VIG has just posted weaker numbers compare to market expectations due to precautionary measures of 50 mln. EUR taken in Romania and Italy in addition to 75 mln. EUR goodwill impairment in Romania. We expect a negative market reaction, nevertheless as we await a continuing accretion in regional fixed income yields in coming months, we recommend VIG shares to ACCUMULATE, despite a subdued growth over the next quarters in CEE markets expected by us.
VIG - 2Q13 Results
Premium written gross | 2 536 | 2 324 | 2 392 | -8% | -3% |
Net earned premium | 2 426 | 2 209 | 2 267 | -9% | -3% |
Profit before taxes | 150 | 46 | 66 | -69% | -30% |
Profit after minorities | 114 | 17 | 30 | -85% | -45% |
EPS | 0,89 | 0,13 | 0,24 | -85% | -45% |
VIG cons. (8)
Conference call: 29th August at 15:00 (CET);
Consolidated premiums written amounted to 2.3 bln. EUR (-8 % y/y) influenced by the restraint in the short-term single-premium business in Poland. Adjusted for the Polish effect, premiums grew by 2.2 %. Earnings were hit by one-off charges related to impairments and floods.

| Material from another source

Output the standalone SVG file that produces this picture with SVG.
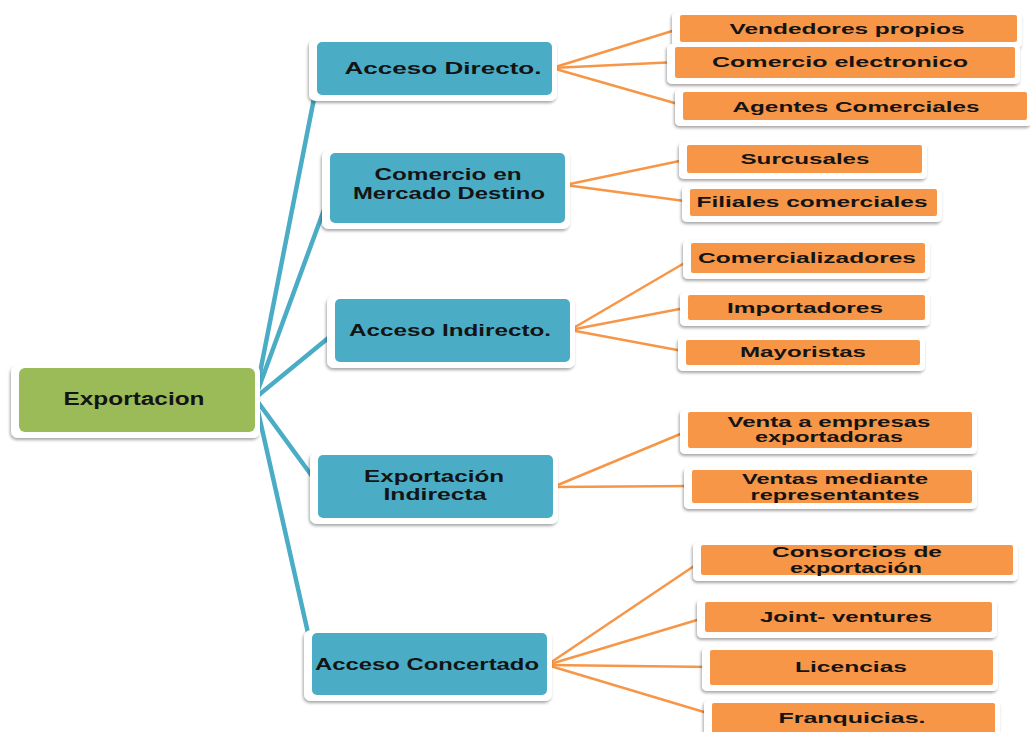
<svg xmlns="http://www.w3.org/2000/svg" width="1030" height="732" viewBox="0 0 1030 732">
  <defs>
    <filter id="shadow" x="-10%" y="-30%" width="120%" height="170%">
      <feDropShadow dx="-1" dy="2" stdDeviation="1.6" flood-color="#000" flood-opacity="0.35"/>
    </filter>
  </defs>
  <style>
    .card { fill: #ffffff; filter: url(#shadow); }
    .root { fill: #9bbb59; }
    .branch { fill: #4bacc6; }
    .leaf { fill: #f79646; }
    .lbl { font-family: "Liberation Sans", Arial, sans-serif; font-weight: bold; fill: #141414; text-anchor: middle; }
    .big { font-size: 17px; }
    .small { font-size: 15.5px; }
    .trunk { stroke: #4bacc6; stroke-width: 4.5; fill: none; stroke-linecap: round; }
    .twig { stroke: #f79646; stroke-width: 2.5; fill: none; stroke-linecap: round; }
  </style>

  <rect width="1030" height="732" fill="#ffffff"/>

  <!-- connectors -->
  <g id="connectors">
    <line class="trunk" x1="255" y1="398" x2="320" y2="68"/>
    <line class="trunk" x1="255" y1="398" x2="332" y2="188"/>
    <line class="trunk" x1="255" y1="398" x2="338" y2="330"/>
    <line class="trunk" x1="255" y1="398" x2="320" y2="487"/>
    <line class="trunk" x1="255" y1="398" x2="315" y2="664"/>

    <line class="twig" x1="552" y1="68" x2="682" y2="28"/>
    <line class="twig" x1="552" y1="68" x2="677" y2="62"/>
    <line class="twig" x1="552" y1="68" x2="685" y2="106"/>

    <line class="twig" x1="565" y1="185" x2="689" y2="159"/>
    <line class="twig" x1="565" y1="185" x2="692" y2="202"/>

    <line class="twig" x1="570" y1="330" x2="693" y2="258"/>
    <line class="twig" x1="570" y1="330" x2="690" y2="307"/>
    <line class="twig" x1="570" y1="330" x2="688" y2="352"/>

    <line class="twig" x1="553" y1="487" x2="690" y2="430"/>
    <line class="twig" x1="553" y1="487" x2="694" y2="486"/>

    <line class="twig" x1="547" y1="665" x2="703" y2="560"/>
    <line class="twig" x1="547" y1="665" x2="707" y2="617"/>
    <line class="twig" x1="547" y1="665" x2="712" y2="667"/>
    <line class="twig" x1="547" y1="665" x2="714" y2="715"/>
  </g>

  <!-- root -->
  <g id="exportacion">
    <rect class="card" x="11" y="365" width="249" height="73" rx="7"/>
    <rect class="root" x="19" y="368" width="236" height="64" rx="6"/>
    <text class="lbl" x="134" y="405" font-size="18" textLength="141" lengthAdjust="spacingAndGlyphs">Exportacion</text>
  </g>

  <!-- second level -->
  <g id="acceso-directo">
    <rect class="card" x="309" y="39" width="248" height="62" rx="7"/>
    <rect class="branch" x="317" y="42" width="235" height="53" rx="5"/>
    <text class="lbl big" x="443" y="74" textLength="197" lengthAdjust="spacingAndGlyphs">Acceso Directo.</text>
  </g>

  <g id="comercio-mercado-destino">
    <rect class="card" x="322" y="150" width="248" height="79" rx="7"/>
    <rect class="branch" x="330" y="153" width="235" height="70" rx="5"/>
    <text class="lbl big" x="448" y="180" textLength="147" lengthAdjust="spacingAndGlyphs">Comercio en</text>
    <text class="lbl big" x="449" y="199" textLength="192" lengthAdjust="spacingAndGlyphs">Mercado Destino</text>
  </g>

  <g id="acceso-indirecto">
    <rect class="card" x="327" y="296" width="248" height="72" rx="7"/>
    <rect class="branch" x="335" y="299" width="235" height="63" rx="5"/>
    <text class="lbl big" x="450" y="336" textLength="202" lengthAdjust="spacingAndGlyphs">Acceso Indirecto.</text>
  </g>

  <g id="exportacion-indirecta">
    <rect class="card" x="310" y="452" width="248" height="72" rx="7"/>
    <rect class="branch" x="318" y="455" width="235" height="63" rx="5"/>
    <text class="lbl big" x="434" y="482" textLength="140" lengthAdjust="spacingAndGlyphs">Exportación</text>
    <text class="lbl big" x="435" y="500" textLength="103" lengthAdjust="spacingAndGlyphs">Indirecta</text>
  </g>

  <g id="acceso-concertado">
    <rect class="card" x="304" y="630" width="248" height="71" rx="7"/>
    <rect class="branch" x="312" y="633" width="235" height="62" rx="5"/>
    <text class="lbl big" x="427" y="670" textLength="224" lengthAdjust="spacingAndGlyphs">Acceso Concertado</text>
  </g>

  <!-- third level -->
  <g id="vendedores-propios">
    <rect class="card" x="672" y="12" width="350" height="36" rx="5"/>
    <rect class="leaf" x="680" y="15" width="337" height="27" rx="2"/>
    <text class="lbl small" x="847" y="34" textLength="235" lengthAdjust="spacingAndGlyphs">Vendedores propios</text>
  </g>

  <g id="comercio-electronico">
    <rect class="card" x="667" y="44" width="353" height="40" rx="5"/>
    <rect class="leaf" x="675" y="47" width="340" height="31" rx="2"/>
    <text class="lbl small" x="840" y="67" textLength="256" lengthAdjust="spacingAndGlyphs">Comercio electronico</text>
  </g>

  <g id="agentes-comerciales">
    <rect class="card" x="675" y="89" width="357" height="37" rx="5"/>
    <rect class="leaf" x="683" y="92" width="344" height="28" rx="2"/>
    <text class="lbl small" x="856" y="112" textLength="247" lengthAdjust="spacingAndGlyphs">Agentes Comerciales</text>
  </g>

  <g id="surcusales">
    <rect class="card" x="679" y="142" width="248" height="37" rx="5"/>
    <rect class="leaf" x="687" y="145" width="235" height="28" rx="2"/>
    <text class="lbl small" x="805" y="164" textLength="129" lengthAdjust="spacingAndGlyphs">Surcusales</text>
  </g>

  <g id="filiales-comerciales">
    <rect class="card" x="682" y="186" width="260" height="36" rx="5"/>
    <rect class="leaf" x="690" y="189" width="247" height="27" rx="2"/>
    <text class="lbl small" x="812" y="207" textLength="231" lengthAdjust="spacingAndGlyphs">Filiales comerciales</text>
  </g>

  <g id="comercializadores">
    <rect class="card" x="683" y="240" width="247" height="39" rx="5"/>
    <rect class="leaf" x="691" y="243" width="234" height="30" rx="2"/>
    <text class="lbl small" x="807" y="263" textLength="218" lengthAdjust="spacingAndGlyphs">Comercializadores</text>
  </g>

  <g id="importadores">
    <rect class="card" x="680" y="292" width="250" height="34" rx="5"/>
    <rect class="leaf" x="688" y="295" width="237" height="25" rx="2"/>
    <text class="lbl small" x="805" y="313" textLength="156" lengthAdjust="spacingAndGlyphs">Importadores</text>
  </g>

  <g id="mayoristas">
    <rect class="card" x="678" y="337" width="247" height="34" rx="5"/>
    <rect class="leaf" x="686" y="340" width="234" height="25" rx="2"/>
    <text class="lbl small" x="803" y="357" textLength="126" lengthAdjust="spacingAndGlyphs">Mayoristas</text>
  </g>

  <g id="venta-empresas-exportadoras">
    <rect class="card" x="680" y="409" width="297" height="45" rx="5"/>
    <rect class="leaf" x="688" y="412" width="284" height="36" rx="2"/>
    <text class="lbl small" x="829" y="427" textLength="203" lengthAdjust="spacingAndGlyphs">Venta a empresas</text>
    <text class="lbl small" x="829" y="442" textLength="148" lengthAdjust="spacingAndGlyphs">exportadoras</text>
  </g>

  <g id="ventas-mediante-representantes">
    <rect class="card" x="684" y="467" width="293" height="42" rx="5"/>
    <rect class="leaf" x="692" y="470" width="280" height="33" rx="2"/>
    <text class="lbl small" x="835" y="484" textLength="186" lengthAdjust="spacingAndGlyphs">Ventas mediante</text>
    <text class="lbl small" x="835" y="500" textLength="169" lengthAdjust="spacingAndGlyphs">representantes</text>
  </g>

  <g id="consorcios-exportacion">
    <rect class="card" x="693" y="542" width="325" height="39" rx="5"/>
    <rect class="leaf" x="701" y="545" width="312" height="30" rx="2"/>
    <text class="lbl small" x="857" y="557" textLength="170" lengthAdjust="spacingAndGlyphs">Consorcios de</text>
    <text class="lbl small" x="856" y="573" textLength="132" lengthAdjust="spacingAndGlyphs">exportación</text>
  </g>

  <g id="joint-ventures">
    <rect class="card" x="697" y="599" width="300" height="39" rx="5"/>
    <rect class="leaf" x="705" y="602" width="287" height="30" rx="2"/>
    <text class="lbl small" x="846" y="622" textLength="172" lengthAdjust="spacingAndGlyphs">Joint- ventures</text>
  </g>

  <g id="licencias">
    <rect class="card" x="702" y="647" width="296" height="44" rx="5"/>
    <rect class="leaf" x="710" y="650" width="283" height="35" rx="2"/>
    <text class="lbl small" x="851" y="672" textLength="112" lengthAdjust="spacingAndGlyphs">Licencias</text>
  </g>

  <g id="franquicias">
    <rect class="card" x="704" y="700" width="296" height="49" rx="5"/>
    <rect class="leaf" x="712" y="703" width="283" height="40" rx="2"/>
    <text class="lbl small" x="852" y="723" textLength="147" lengthAdjust="spacingAndGlyphs">Franquicias.</text>
  </g>
</svg>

VIG paid approx. 230 mln. EUR to its customers in compensation for weather damage. This means that damages were three times as high as in the same period of the previous year. The net impact – after reinsurance – accounted for more than 70 mln. EUR for VIG that, the company succeeded in keeping the combined ratio below 100 %.
All in all, short-term negative message in our view. On the other hand, a potential negative reaction could be a good chance to accumulate VIG shares, especially if overall European financial sector sentiment is to improve soon.